Nick Miller, President, Clarity Advantage Corporation
“Which banks in Boston (where I live) offer the best checking accounts?”, I asked my phone.
“OK, I found this on the web,” she replied, listing several articles about the checking accounts in Boston and in Massachusetts. I picked the first article, a review of bank checking accounts in Boston. Best free account, best branch networks, best customer service, best student account.... and the ability compare features, just like I were looking for a refrigerator or a laptop.
“And, I need a mortgage. Which are the best places to apply for a mortgage in Boston?” Again, within seconds, several “best of...” lists popped up.
“Thank you,” I replied, “and what’s the best credit card for me to use for travel rewards?” Within two seconds, she’d found several sites on the web that recommend ‘best travel rewards cards.’
“And, I want to develop a new financial plan for retirement.” Two heart beats later, “Here’s what I found on the web for ‘I want to develop a new financial plan.’
“My spouse and I don’t agree on how to do our budget.” (Pause) “Here’s what found on the web for ‘my spouse and I don’t agree...'”
“Thank you,” I said, “I’m very grateful.”
“Your wish is my command,” she replied.
So, why do I need to go to a branch or talk to branch staff? Yes, I know the research indicates that more than 50 percent of consumers prefer branches when they’re purchasing new products...and many/most bankers seem reassured by that number. I don’t think we should plan for that.
We—any of us—can identify the best providers, open accounts on line, transfer money to those accounts, apply for credit cards, apply for mortgage loans, receive investment advice, and Docusign almost anything from phones, tablets, or laptops. Why take the time to go to a branch?
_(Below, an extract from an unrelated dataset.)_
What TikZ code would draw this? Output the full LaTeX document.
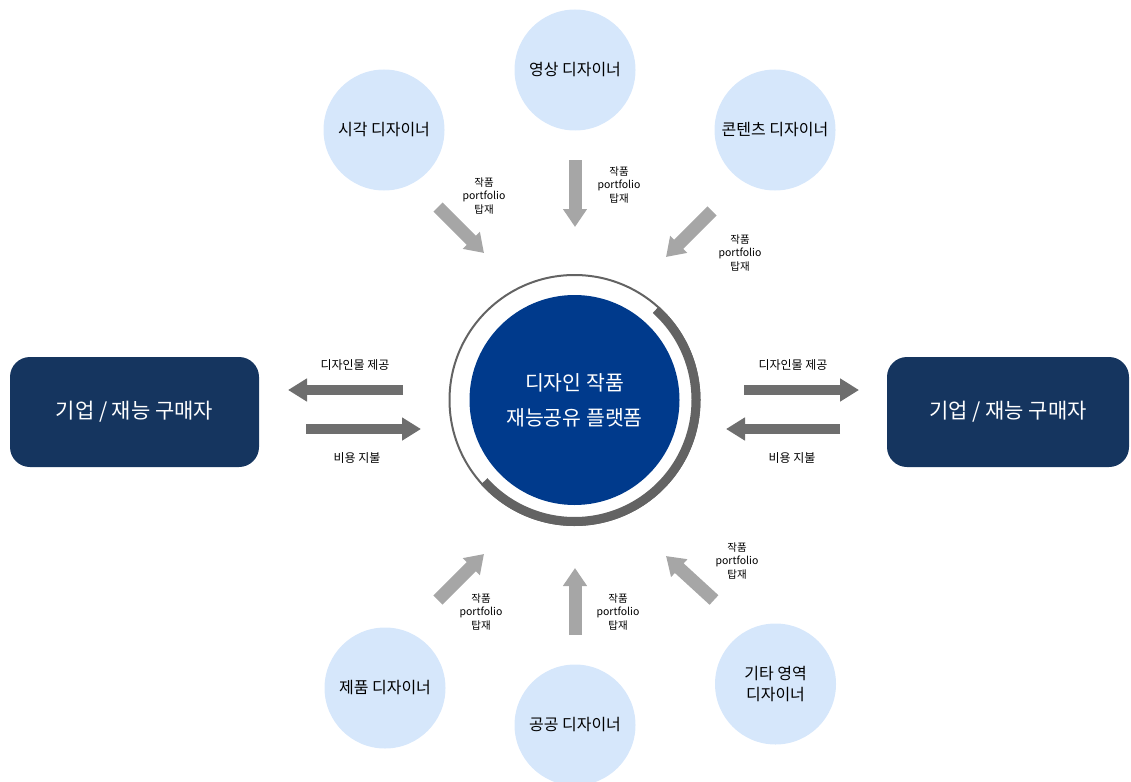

“One more question,” I said. “How much do I need to save for my daughter’s college education?”
“I don’t have an opinion on that.”
OK.... maybe I need to talk to someone in a branch about that.... because the answer is, “it depends.” The answer requires judgement, an assessment of an uncertain future, an understanding of values, an insight into family dynamics, as well as some insight into college options and funding alternatives. That’s a lot to read about or search for. Much better to talk to someone who can cut through all of that quickly and facilitate a discussion to reach a decision.
How do we get to there, in our branches, from here?
Bank managers, from first level to executive, will become significantly more concerned about and focused on employee development to assure their employees have mastered the personal skills
1. The content and extent of training will change.
During the next five to seven years, sophisticated software will perform the work described above and more; bankers’ roles will become, increasingly, “schmooze at the front end” and “guide fulfillment at the back end.” Software will analyze clients and markets, guide conversations, recommend appropriate solutions, initiate product fulfillment, and check on client progress.
Bankers will need to learn far less about many of the topics on which they are trained now. And they will need to learn far more about one thing many branch employees lack now: judgement—how to help clients make decisions that they can’t make through self-service or available cloud software or by talking to their friends. Decisions that are harder than “which is the right checking account?” or “how much can I afford to borrow?” or “should I take the Rewards card or the Cash Back card?”
Bank CXOs, CIOs, and HR leaders will need to address, in a completely new way:
• What skills, capabilities, and knowledge bankers need to perform well in their jobs (as in, which do they need and which will software and performance support tools provide to them)?
• How best to help bankers develop the knowledge, skills, and judgement that they need to complement the software they’re using?
• Would the answers be different for bankers serving mass market consumers and small business clients and bankers serving middle market or large corporate clients?
2. The delivery of training will shift more toward “when needed”—just in time, just enough, just for me, integrated with work tasks.
Just as many of us have become accustomed to learning what we need when we need it, frequently through apps on our phones or tablets or “short courses” on line (think Kahn Academy, for example), so the delivery of training will change. Increasingly, bank employees will follow ‘learning paths’ or ‘certification paths’ that prescribe combinations of learning, practice, and application experience. They will participate in training experienced electronically at prescribed points in those paths. These will be integrated with performance of job tasks.
Through currently available software and computer-mediated learning, bank staff will learn, practice, and master skills ranging from completing teller transactions to sales conversations. In many cases or most cases, they will learn better and faster because of the software—less wasted time, customized remediation, accurate assessment of progress.
3.The need for coaching or facilitation will increase.
That said, bank managers, from first level to executive, will become significantly more concerned about and focused on employee development to assure their employees have mastered the personal skills, the software utilization skills, and the judgement that will be required for their jobs. These requirements will drive an increase in facilitation and coaching and increased attention to assessment and certification.
How Much, How Fast?
The time frame for these changes? One can see leading tendrils of each change in industry and academic settings; the banking industry is, already, adopting performance support software and cloud-based learning for skills ranging from simple transactions to complex conversations. The direction is clear. The timing for individual banking institutions may vary from three to ten years. A significant shift will be visible within five years.